One evening as I trawled through my timeline on Facebook, a picture of happy South Loiners grinning at the bottom of Snowdon caught my attention. Underneath was a caption which described a new adventure, this time Ed Carlisle was offering to take us out of Beeston and Hunslet and up to the Three Peaks. My first reaction was that this was a great thing for my locality, as a non-car driver/owner I don’t get out of Beeston as much as I would like. My next reaction was ‘Challenge accepted!’
I had heard a lot about the mythical beasts of the Yorkshire Dales, their names were legendry: Pen-y-Ghent, Wormside, Ingleborough such was their reputation amongst the folk I had spoken to I wasn’t sure if they were mountains, rockfaces or cliffs. The first fact I discovered was that Wormside wasn’t even a name at all.

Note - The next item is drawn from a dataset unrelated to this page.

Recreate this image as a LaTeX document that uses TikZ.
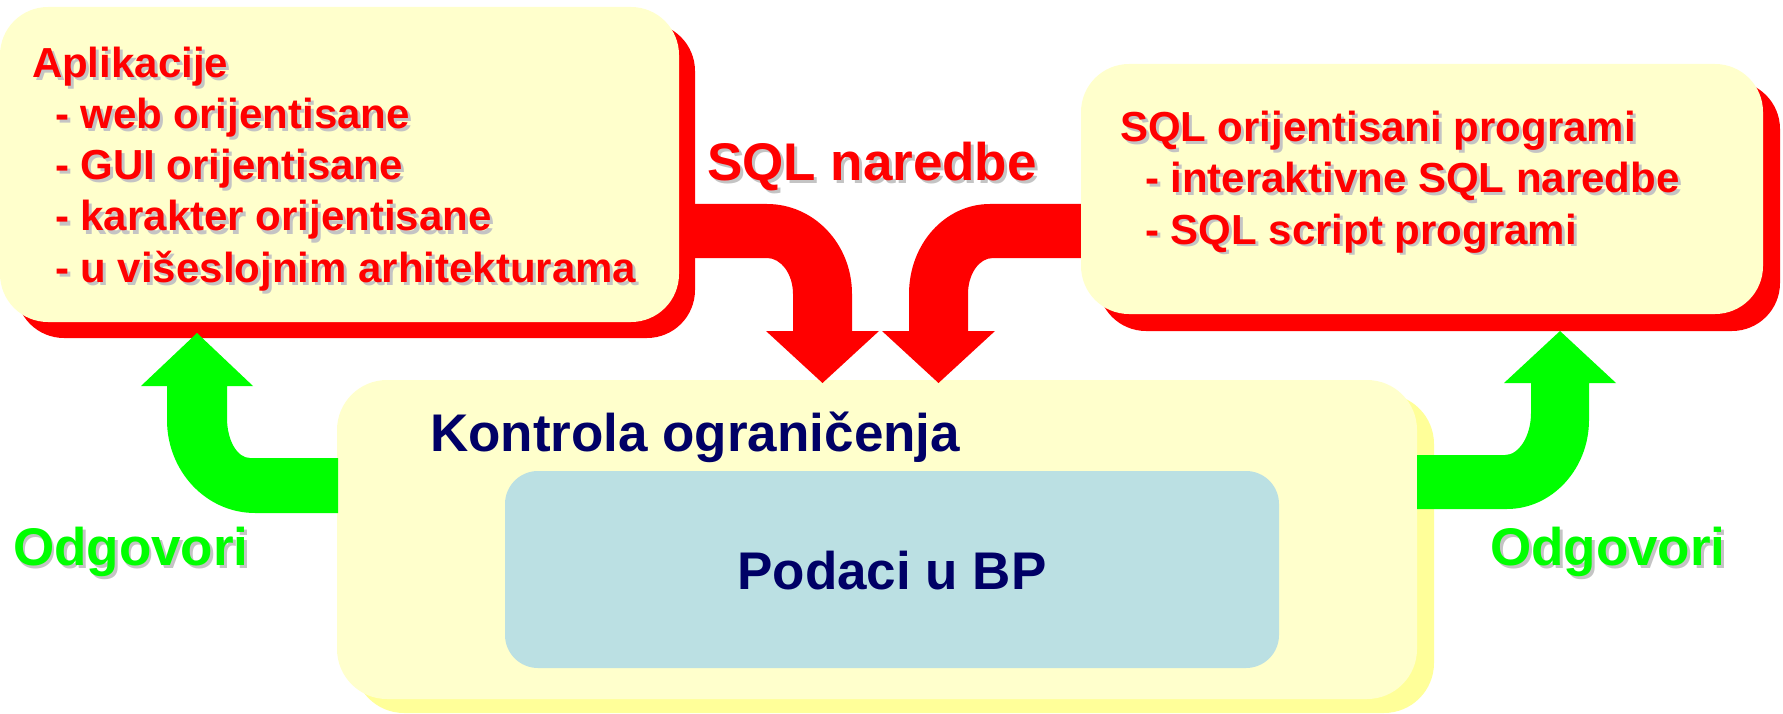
\documentclass[tikz,border=0pt]{standalone}
\usepackage{fontspec}
\setmainfont{Liberation Sans}
\definecolor{boxyellow}{HTML}{FFFFCC}
\definecolor{shyellow}{HTML}{FFFF99}
\definecolor{dbblue}{HTML}{BBE0E3}
\definecolor{navy}{HTML}{000066}
\definecolor{tred}{HTML}{FF0000}
\definecolor{tgreen}{HTML}{00FF00}
\definecolor{tshadow}{HTML}{C4C4C4}
\tikzset{
  panel/.style={draw=none, rounded corners=48pt, inner sep=0pt, outer sep=0pt, anchor=north west},
  txt/.style={inner sep=0pt, outer sep=0pt, anchor=base west, font=\bfseries\fontsize{42}{51}\selectfont},
  big/.style={font=\bfseries\fontsize{53}{60}\selectfont},
  blockarrow/.style={draw=none}
}
\newcommand{\shtext}[5]{%
  \node[txt,#4,text=tshadow,xshift=3pt,yshift=-3pt] (#1-sh) at #2 {#5};
  \node[txt,#4,text=#3] (#1) at #2 {#5};
}
\begin{document}
\begin{tikzpicture}[x=1pt,y=-1pt]
\useasboundingbox (0,0) rectangle (1783,714);
% bottom box
\node[panel, rounded corners=50pt, fill=shyellow, minimum width=1080pt, minimum height=319pt] (ctrlsh) at (354,394) {};
\node[panel, rounded corners=50pt, fill=boxyellow, minimum width=1080pt, minimum height=319pt] (ctrl) at (337,380) {};
\node[panel, rounded corners=33pt, fill=dbblue, minimum width=774pt, minimum height=197pt] (data) at (505,471) {};
% red arrows
\fill[tred, blockarrow] (690,204) -- (767,204) .. controls (814,204) and (852,244) .. (852,294)
  -- (852,331) -- (879,331) -- (822.5,383) -- (766,331) -- (793,331) -- (793,294)
  .. controls (793,274) and (781,258) .. (767,258) -- (690,258) -- cycle;
\fill[tred, blockarrow] (1090,204) -- (990,204) .. controls (945,204) and (909,244) .. (909,294)
  -- (909,331) -- (882,331) -- (938.5,383) -- (995,331) -- (968,331) -- (968,294)
  .. controls (968,274) and (979,258) .. (993,258) -- (1090,258) -- cycle;
% left box
\node[panel, fill=tred, minimum width=679pt, minimum height=315pt] (appsh) at (16,23) {};
\node[panel, fill=boxyellow, minimum width=679pt, minimum height=315pt] (app) at (0,7) {};
% right box
\node[panel, fill=tred, minimum width=682pt, minimum height=250pt] (sqlsh) at (1098,81) {};
\node[panel, fill=boxyellow, minimum width=682pt, minimum height=250pt] (sql) at (1081,64) {};
% green arrows
\fill[tgreen, blockarrow] (338,458) -- (250,458) .. controls (237,458) and (227,440) .. (227,418)
  -- (227,386) -- (253,386) -- (197,333) -- (141,386) -- (167,386) -- (167,420)
  .. controls (167,471) and (206,513) .. (255,513) -- (338,513) -- cycle;
\fill[tgreen, blockarrow] (1417,455) -- (1505,455) .. controls (1519,455) and (1531,436) .. (1531,413)
  -- (1531,383) -- (1504,383) -- (1560,331) -- (1616,383) -- (1589,383) -- (1589,420)
  .. controls (1589,469) and (1552,509) .. (1507,509) -- (1417,509) -- cycle;
% texts in left box
\shtext{a1}{(32,78)}{tred}{}{Aplikacije}
\shtext{a2}{(55,129)}{tred}{}{- web orijentisane}
\shtext{a3}{(55,180)}{tred}{}{- GUI orijentisane}
\shtext{a4}{(55,231)}{tred}{}{- karakter orijentisane}
\shtext{a5}{(55,282)}{tred}{}{- u višeslojnim arhitekturama}
% texts in right box
\shtext{s1}{(1120,142)}{tred}{}{SQL orijentisani programi}
\shtext{s2}{(1145,193)}{tred}{}{- interaktivne SQL naredbe}
\shtext{s3}{(1145,244)}{tred}{}{- SQL script programi}
% arrow labels
\shtext{naredbe}{(707,181)}{tred}{big}{SQL naredbe}
\shtext{odgL}{(13,565)}{tgreen}{big}{Odgovori}
\shtext{odgR}{(1490,565)}{tgreen}{big}{Odgovori}
% bottom box texts
\node[txt, big, text=navy] (kontrola) at (430,451) {Kontrola ograničenja};
\node[txt, big, anchor=base, text=navy] (podaci) at (892,589) {Podaci u BP};
\end{tikzpicture}
\end{document}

We began our walk at the correctly named Whernside. This is I believe unconventional, but designed by organisers so 1, 2, or 3 peaks could be walked with options to finish in a convenient spot if the going got too tough. This makes such an event inclusive and a family affair. But today my children were at home with dad, and mum had her sports leggings on and was raring to go. Ed set the pace, and we were off. For me the first mile felt very much like a race mile, all jittery and excited, a little breathless and wondering when my body would catch up with the pace it needed to be at.
At the top of a foggy Whernside (728 metres) it became clear that only 3 of us mad folk were hell bent on completing the 25 mile circuit which includes all three Yorkshire Peaks. So with warmed limbs, peanut butter and honey sandwiches consumed my two fellow walk mates filtered out from the pack. The mythical beasts, which before then I had only heard about were hills, howbeit very steep, rocky and demanding hills.
Ingleborough (723 metres) was next and for me the most enjoyable of the three. I would love to wax lyrical about the good old Yorkshire Dales scenery, but if I am perfectly honest I could describe the look of my trainers more accurately. It seemed as if taking a glance away from your toes resulted in a gait which was rather more ministry of silly walks than accomplished fell walker. Ascending Ingleborough is like a very long leg workout, in fact I couldn’t shake the sound of a gym instructor out of my head, ‘Keep going! Don’t stop! 5 More! Feel the burn!’ And feel the burn you do, at least for a short time just before the summit, but nothing a peanut butter and honey sandwich won’t cure.
My fellow walkers turned out to be very good companions, at Pen-y-Ghent (691 metres) they taught me about ‘trig points’. These are concrete pillars placed mainly at the summits of the hills, used for ordnance survey maps. These are often touched or photographed as a memento to the arduous ascent. We approached Pen-y-Ghent as a backwards salute short way up, long way down. The down turned into a crunchy gravel path, with 3 trekkers and 2 walkers’ poles, the footfalls quickly turned into the sound of an annoying child chomping Walkers in your ear. It was at this point I began to find my companions hilarious, I will never know if they were really witty or whether delirium had set it.